Judith “Jack” Halberstam, a leading gender theorist and author of Female Masculinity offers much inspired critical analysis on the topics of masculinity, how our sexual practices are deeply gendered and the notion of bodily autonomy being a key to self-empowerment. Some of the other queer lawyers, activists and journalists’ interviews seemed a bit lopsided and stoic in comparison to the compelling narratives of the trans men. One woman, who was identified solely as “femme dyke” seemed to gesticulate a lot more than she actually said anything on the topics that were raised, but Halberstam’s words, especially spoken in her lilting British accent, were poignant and articulate, especially when she discussed the idea that one’s body not aligning with one’s identity applies wholeheartedly to queers and non-queers alike. This is witnessed by the huge market for bodily modifications in regard to dieting, lyposuction, cosmetic surgery, bodybuilding, etc. When one desires to chemically or surgically alter one’s body to reinforce gender hierarchies, it is acceptable, but in the opposite circumstance, such alteration is viewed as deviant and unacceptable.

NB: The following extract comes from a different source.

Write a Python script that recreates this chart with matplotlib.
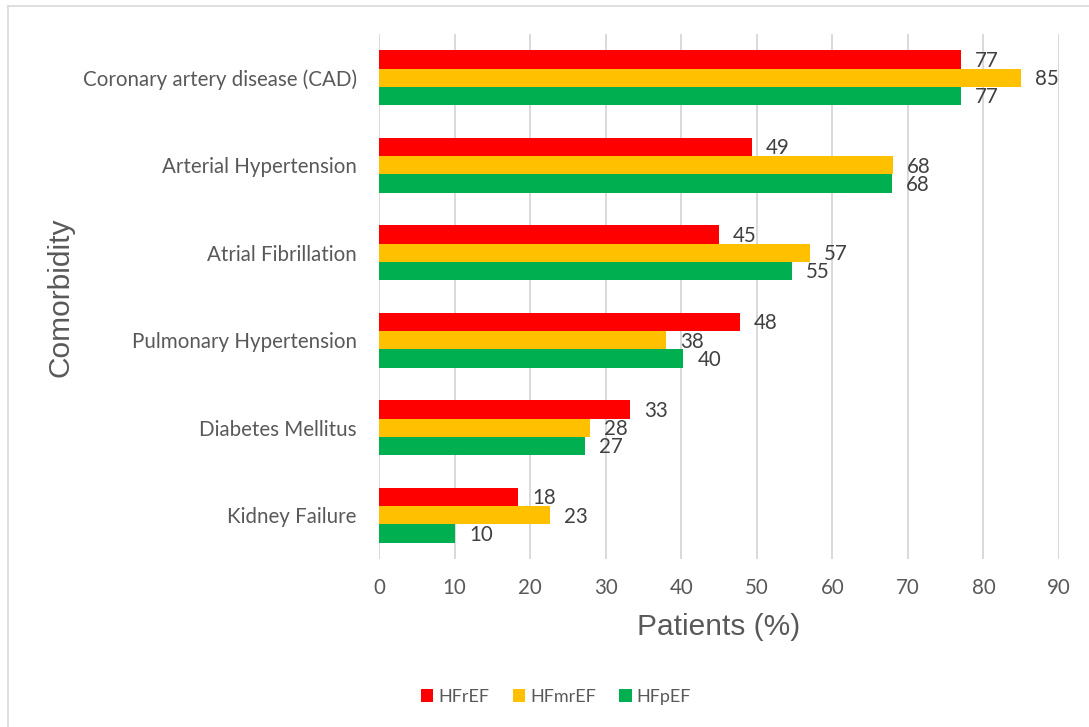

The importance of establishing queer alliances in Boy I Am especially pertains to feminist politics in their ability to reconfigure and reappropriate conventional notions of sex, gender, and sexuality. As Cressida Heyes notes in her essay “Feminist Solidarity after Queer Theory: The Case of Transgender”:
“It is both necessary and troubling to seek out a home as a gendered or sexual being; necessary because community, recognition, and stability are essential to human flourishing and political resistance, and troubling because those very practices too often congeal into political ideologies and group formations that are exclusive or hegemonic.”
Norie illustrates the contradictory realms of community when he discusses the changes his girlfriend had to make as a woman-identified woman and lesbian feminist when he decided to transition. The difficulty for former lesbians being read as straight in order to be with their trans boyfriends is a particularly gripping aspect of the documentary.
The body has always been a site of contestation, especially the female body, and I would argue that the power and necessity of trans identities lies in the very exposure of categorization itself, by highlighting the flaws and fractures that exist not only within gender politics but within feminist and class politics as well. Boy I Am is an exemplary illustration of this, and confounds the rigid gender and identity policing that abounds, and is often not critically examined, in our society.